* [Challenge]:
Every line below is to be copied exactly, with the pictures left out.

* [The records]:
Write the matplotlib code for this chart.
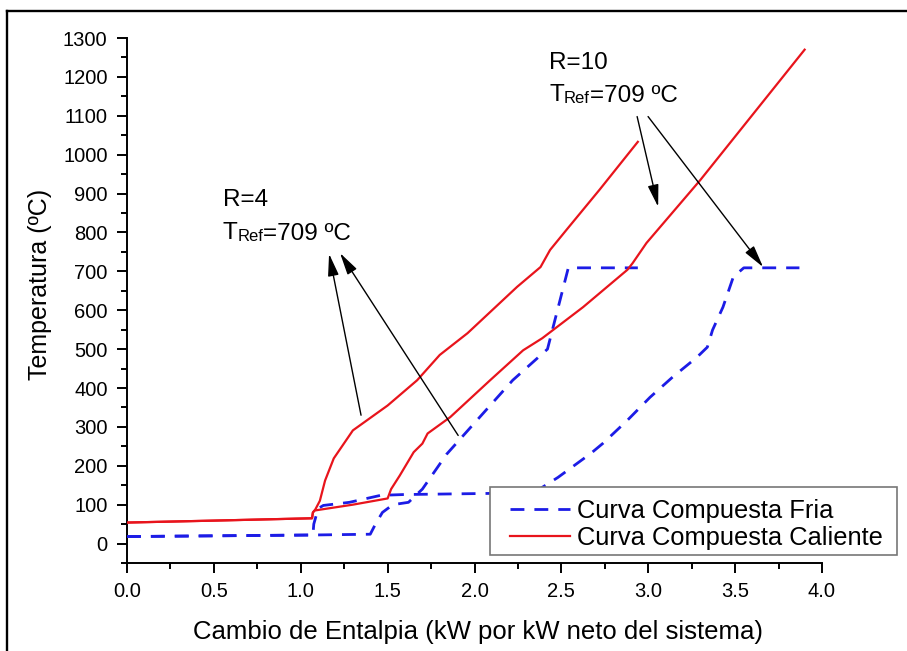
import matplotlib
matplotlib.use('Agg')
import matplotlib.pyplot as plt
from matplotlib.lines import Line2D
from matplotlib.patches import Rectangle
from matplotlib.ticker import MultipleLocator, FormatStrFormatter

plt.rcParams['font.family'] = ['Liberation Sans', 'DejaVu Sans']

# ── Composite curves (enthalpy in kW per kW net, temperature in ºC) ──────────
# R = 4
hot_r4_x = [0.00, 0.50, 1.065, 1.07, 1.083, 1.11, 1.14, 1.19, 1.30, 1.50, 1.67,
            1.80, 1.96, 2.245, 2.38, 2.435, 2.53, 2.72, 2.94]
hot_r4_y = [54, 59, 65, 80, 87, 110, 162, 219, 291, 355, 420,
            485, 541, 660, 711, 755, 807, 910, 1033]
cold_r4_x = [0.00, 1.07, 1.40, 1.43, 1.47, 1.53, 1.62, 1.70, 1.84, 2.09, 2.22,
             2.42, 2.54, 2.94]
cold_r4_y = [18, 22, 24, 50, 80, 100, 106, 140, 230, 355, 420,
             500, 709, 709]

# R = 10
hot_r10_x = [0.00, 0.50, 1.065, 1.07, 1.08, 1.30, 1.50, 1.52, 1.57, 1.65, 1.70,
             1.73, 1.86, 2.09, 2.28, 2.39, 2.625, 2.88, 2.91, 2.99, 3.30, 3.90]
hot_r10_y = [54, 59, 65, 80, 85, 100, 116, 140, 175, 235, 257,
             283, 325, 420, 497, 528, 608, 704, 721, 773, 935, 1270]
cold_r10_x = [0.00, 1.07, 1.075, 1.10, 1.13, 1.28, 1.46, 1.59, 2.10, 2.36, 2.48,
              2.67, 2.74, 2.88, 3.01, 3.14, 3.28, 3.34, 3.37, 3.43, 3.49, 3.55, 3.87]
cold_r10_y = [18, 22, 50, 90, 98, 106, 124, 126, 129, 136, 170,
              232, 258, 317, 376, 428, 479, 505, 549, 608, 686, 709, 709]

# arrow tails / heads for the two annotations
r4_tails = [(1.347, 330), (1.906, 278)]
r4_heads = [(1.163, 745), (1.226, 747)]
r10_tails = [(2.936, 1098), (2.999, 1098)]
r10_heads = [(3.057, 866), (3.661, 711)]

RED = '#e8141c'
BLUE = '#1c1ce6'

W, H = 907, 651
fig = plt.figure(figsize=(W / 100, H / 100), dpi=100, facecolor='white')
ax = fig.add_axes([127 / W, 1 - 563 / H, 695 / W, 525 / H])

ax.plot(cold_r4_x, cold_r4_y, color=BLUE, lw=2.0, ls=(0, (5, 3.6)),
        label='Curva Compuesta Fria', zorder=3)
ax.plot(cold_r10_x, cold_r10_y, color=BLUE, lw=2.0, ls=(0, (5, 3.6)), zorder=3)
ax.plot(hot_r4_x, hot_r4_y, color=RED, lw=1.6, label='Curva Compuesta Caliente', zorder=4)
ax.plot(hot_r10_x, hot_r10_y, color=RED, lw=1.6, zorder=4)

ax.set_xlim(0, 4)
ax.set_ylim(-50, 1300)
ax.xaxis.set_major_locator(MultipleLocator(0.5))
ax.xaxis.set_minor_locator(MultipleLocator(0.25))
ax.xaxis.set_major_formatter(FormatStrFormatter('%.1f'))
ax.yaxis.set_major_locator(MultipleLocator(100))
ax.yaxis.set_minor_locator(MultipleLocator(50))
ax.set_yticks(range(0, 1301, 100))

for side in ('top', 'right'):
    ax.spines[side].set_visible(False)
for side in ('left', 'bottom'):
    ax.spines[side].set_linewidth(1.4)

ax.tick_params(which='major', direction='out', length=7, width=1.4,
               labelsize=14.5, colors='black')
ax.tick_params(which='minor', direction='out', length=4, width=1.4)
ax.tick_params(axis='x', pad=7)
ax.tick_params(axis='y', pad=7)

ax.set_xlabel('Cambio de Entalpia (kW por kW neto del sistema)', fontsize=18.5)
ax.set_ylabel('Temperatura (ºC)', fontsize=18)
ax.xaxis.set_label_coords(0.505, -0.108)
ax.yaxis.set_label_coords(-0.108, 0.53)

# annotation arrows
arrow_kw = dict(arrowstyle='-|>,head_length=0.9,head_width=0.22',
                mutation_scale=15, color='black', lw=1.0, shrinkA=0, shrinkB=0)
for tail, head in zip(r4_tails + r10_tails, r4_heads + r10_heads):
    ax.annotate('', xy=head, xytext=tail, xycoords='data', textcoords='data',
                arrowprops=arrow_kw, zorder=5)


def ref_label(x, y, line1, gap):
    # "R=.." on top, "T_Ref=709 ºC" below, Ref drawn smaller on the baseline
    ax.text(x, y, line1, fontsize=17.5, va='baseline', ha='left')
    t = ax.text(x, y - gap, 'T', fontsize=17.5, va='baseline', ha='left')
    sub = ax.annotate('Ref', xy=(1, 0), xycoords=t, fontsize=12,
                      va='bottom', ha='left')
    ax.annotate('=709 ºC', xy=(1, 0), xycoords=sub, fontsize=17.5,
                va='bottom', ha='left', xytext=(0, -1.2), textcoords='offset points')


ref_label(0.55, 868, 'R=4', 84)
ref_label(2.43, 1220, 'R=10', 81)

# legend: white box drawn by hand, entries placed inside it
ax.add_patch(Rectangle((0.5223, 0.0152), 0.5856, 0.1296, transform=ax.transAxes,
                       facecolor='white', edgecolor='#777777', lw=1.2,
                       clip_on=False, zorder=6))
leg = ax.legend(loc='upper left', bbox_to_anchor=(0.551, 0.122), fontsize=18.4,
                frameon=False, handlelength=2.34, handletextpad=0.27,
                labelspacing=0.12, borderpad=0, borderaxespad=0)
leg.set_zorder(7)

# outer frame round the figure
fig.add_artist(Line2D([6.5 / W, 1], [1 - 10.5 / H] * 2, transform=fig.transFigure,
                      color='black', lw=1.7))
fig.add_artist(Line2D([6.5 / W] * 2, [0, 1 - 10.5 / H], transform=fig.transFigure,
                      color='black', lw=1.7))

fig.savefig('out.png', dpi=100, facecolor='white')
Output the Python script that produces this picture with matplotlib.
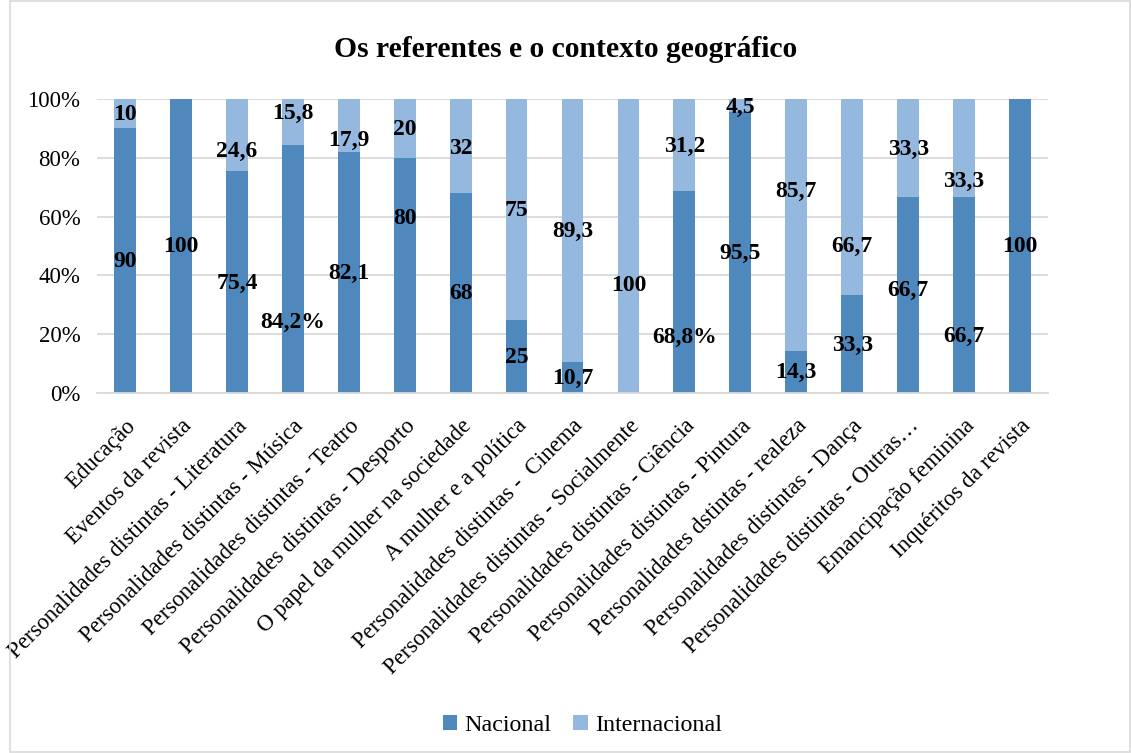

* [Result below]:
Write the matplotlib code for this chart.
import matplotlib
matplotlib.use('Agg')
import matplotlib.pyplot as plt
from matplotlib.lines import Line2D
from matplotlib.patches import Rectangle
from matplotlib.ticker import MultipleLocator, FormatStrFormatter

plt.rcParams['font.family'] = ['Liberation Sans', 'DejaVu Sans']

# ── Composite curves (enthalpy in kW per kW net, temperature in ºC) ──────────
# R = 4
hot_r4_x = [0.00, 0.50, 1.065, 1.07, 1.083, 1.11, 1.14, 1.19, 1.30, 1.50, 1.67,
            1.80, 1.96, 2.245, 2.38, 2.435, 2.53, 2.72, 2.94]
hot_r4_y = [54, 59, 65, 80, 87, 110, 162, 219, 291, 355, 420,
            485, 541, 660, 711, 755, 807, 910, 1033]
cold_r4_x = [0.00, 1.07, 1.40, 1.43, 1.47, 1.53, 1.62, 1.70, 1.84, 2.09, 2.22,
             2.42, 2.54, 2.94]
cold_r4_y = [18, 22, 24, 50, 80, 100, 106, 140, 230, 355, 420,
             500, 709, 709]

# R = 10
hot_r10_x = [0.00, 0.50, 1.065, 1.07, 1.08, 1.30, 1.50, 1.52, 1.57, 1.65, 1.70,
             1.73, 1.86, 2.09, 2.28, 2.39, 2.625, 2.88, 2.91, 2.99, 3.30, 3.90]
hot_r10_y = [54, 59, 65, 80, 85, 100, 116, 140, 175, 235, 257,
             283, 325, 420, 497, 528, 608, 704, 721, 773, 935, 1270]
cold_r10_x = [0.00, 1.07, 1.075, 1.10, 1.13, 1.28, 1.46, 1.59, 2.10, 2.36, 2.48,
              2.67, 2.74, 2.88, 3.01, 3.14, 3.28, 3.34, 3.37, 3.43, 3.49, 3.55, 3.87]
cold_r10_y = [18, 22, 50, 90, 98, 106, 124, 126, 129, 136, 170,
              232, 258, 317, 376, 428, 479, 505, 549, 608, 686, 709, 709]

# arrow tails / heads for the two annotations
r4_tails = [(1.347, 330), (1.906, 278)]
r4_heads = [(1.163, 745), (1.226, 747)]
r10_tails = [(2.936, 1098), (2.999, 1098)]
r10_heads = [(3.057, 866), (3.661, 711)]

RED = '#e8141c'
BLUE = '#1c1ce6'

W, H = 907, 651
fig = plt.figure(figsize=(W / 100, H / 100), dpi=100, facecolor='white')
ax = fig.add_axes([127 / W, 1 - 563 / H, 695 / W, 525 / H])

ax.plot(cold_r4_x, cold_r4_y, color=BLUE, lw=2.0, ls=(0, (5, 3.6)),
        label='Curva Compuesta Fria', zorder=3)
ax.plot(cold_r10_x, cold_r10_y, color=BLUE, lw=2.0, ls=(0, (5, 3.6)), zorder=3)
ax.plot(hot_r4_x, hot_r4_y, color=RED, lw=1.6, label='Curva Compuesta Caliente', zorder=4)
ax.plot(hot_r10_x, hot_r10_y, color=RED, lw=1.6, zorder=4)

ax.set_xlim(0, 4)
ax.set_ylim(-50, 1300)
ax.xaxis.set_major_locator(MultipleLocator(0.5))
ax.xaxis.set_minor_locator(MultipleLocator(0.25))
ax.xaxis.set_major_formatter(FormatStrFormatter('%.1f'))
ax.yaxis.set_major_locator(MultipleLocator(100))
ax.yaxis.set_minor_locator(MultipleLocator(50))
ax.set_yticks(range(0, 1301, 100))

for side in ('top', 'right'):
    ax.spines[side].set_visible(False)
for side in ('left', 'bottom'):
    ax.spines[side].set_linewidth(1.4)

ax.tick_params(which='major', direction='out', length=7, width=1.4,
               labelsize=14.5, colors='black')
ax.tick_params(which='minor', direction='out', length=4, width=1.4)
ax.tick_params(axis='x', pad=7)
ax.tick_params(axis='y', pad=7)

ax.set_xlabel('Cambio de Entalpia (kW por kW neto del sistema)', fontsize=18.5)
ax.set_ylabel('Temperatura (ºC)', fontsize=18)
ax.xaxis.set_label_coords(0.505, -0.108)
ax.yaxis.set_label_coords(-0.108, 0.53)

# annotation arrows
arrow_kw = dict(arrowstyle='-|>,head_length=0.9,head_width=0.22',
                mutation_scale=15, color='black', lw=1.0, shrinkA=0, shrinkB=0)
for tail, head in zip(r4_tails + r10_tails, r4_heads + r10_heads):
    ax.annotate('', xy=head, xytext=tail, xycoords='data', textcoords='data',
                arrowprops=arrow_kw, zorder=5)


def ref_label(x, y, line1, gap):
    # "R=.." on top, "T_Ref=709 ºC" below, Ref drawn smaller on the baseline
    ax.text(x, y, line1, fontsize=17.5, va='baseline', ha='left')
    t = ax.text(x, y - gap, 'T', fontsize=17.5, va='baseline', ha='left')
    sub = ax.annotate('Ref', xy=(1, 0), xycoords=t, fontsize=12,
                      va='bottom', ha='left')
    ax.annotate('=709 ºC', xy=(1, 0), xycoords=sub, fontsize=17.5,
                va='bottom', ha='left', xytext=(0, -1.2), textcoords='offset points')


ref_label(0.55, 868, 'R=4', 84)
ref_label(2.43, 1220, 'R=10', 81)

# legend: white box drawn by hand, entries placed inside it
ax.add_patch(Rectangle((0.5223, 0.0152), 0.5856, 0.1296, transform=ax.transAxes,
                       facecolor='white', edgecolor='#777777', lw=1.2,
                       clip_on=False, zorder=6))
leg = ax.legend(loc='upper left', bbox_to_anchor=(0.551, 0.122), fontsize=18.4,
                frameon=False, handlelength=2.34, handletextpad=0.27,
                labelspacing=0.12, borderpad=0, borderaxespad=0)
leg.set_zorder(7)

# outer frame round the figure
fig.add_artist(Line2D([6.5 / W, 1], [1 - 10.5 / H] * 2, transform=fig.transFigure,
                      color='black', lw=1.7))
fig.add_artist(Line2D([6.5 / W] * 2, [0, 1 - 10.5 / H], transform=fig.transFigure,
                      color='black', lw=1.7))

fig.savefig('out.png', dpi=100, facecolor='white')
Output the Python script that produces this picture with matplotlib.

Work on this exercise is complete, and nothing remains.